On Tuesday, it was reported that production facilities are reopening for automakers, something that both the companies and their shareholders are breathing a sigh of relief for.
Why Nio Can Still Outperform in 2022
Production stoppages are one thing, but at the very least, Nio still has a high demand for its vehicles. Another major announcement saw that the Chinese government is going to attempt to resolve the issues surrounding the rising costs of raw materials that are used in the production of EVs, specifically with their batteries. Given Nio’s reliance on cutting edge battery technology for its swapping services, the company is certainly positioned to gain from the government’s help.
But other issues have been resolved as well. Nio became a dual listed company earlier this year when it listed on the Hong Kong Stock Exchange. This spooked US investors into believing that Nio will delist from the New York Stock Exchange. The Chinese government also addressed this by citing it will adhere to the auditing laws of foreign countries where its companies are listed. Consider this to be the closest thing to an olive branch that China will be giving to the US right now.
Global expansion is also under way for Nio and the company expects to be in several new European markets by the end of the year. With a new production facility on the way, Nio will finally be able to grow its production capacity which investors hope will lead to a rise in sales and revenues.

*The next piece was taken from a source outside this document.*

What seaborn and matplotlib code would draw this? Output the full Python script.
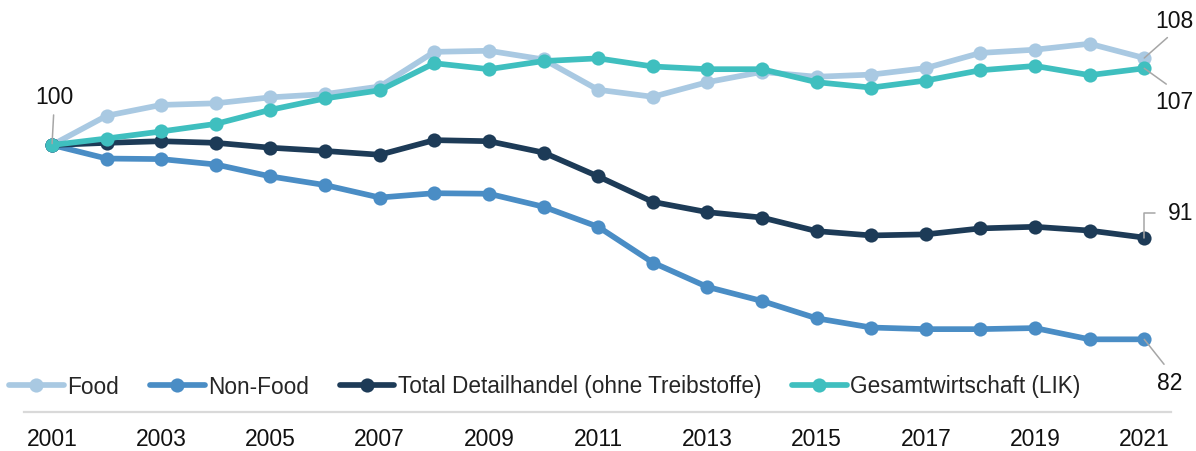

The most important thing for Nio was to ensure that the government was still in its corner. The Chinese government has a stake in Nio, so it really is in its best interest to see Nio and other domestic EV makers succeed. Using a simple price to sales model, Nio is currently trading at around 5 times trailing sales. Compare this to Tesla (NASDAQ:TSLA) which has a price to sales ratio of 20, RIvian (NASDAQ:RIVN) which is 150, and Lucid (NASDAQ:LCID) which is 573. It’s easy to see why Nio is underpriced right now and should be a strong performer for the rest of the year.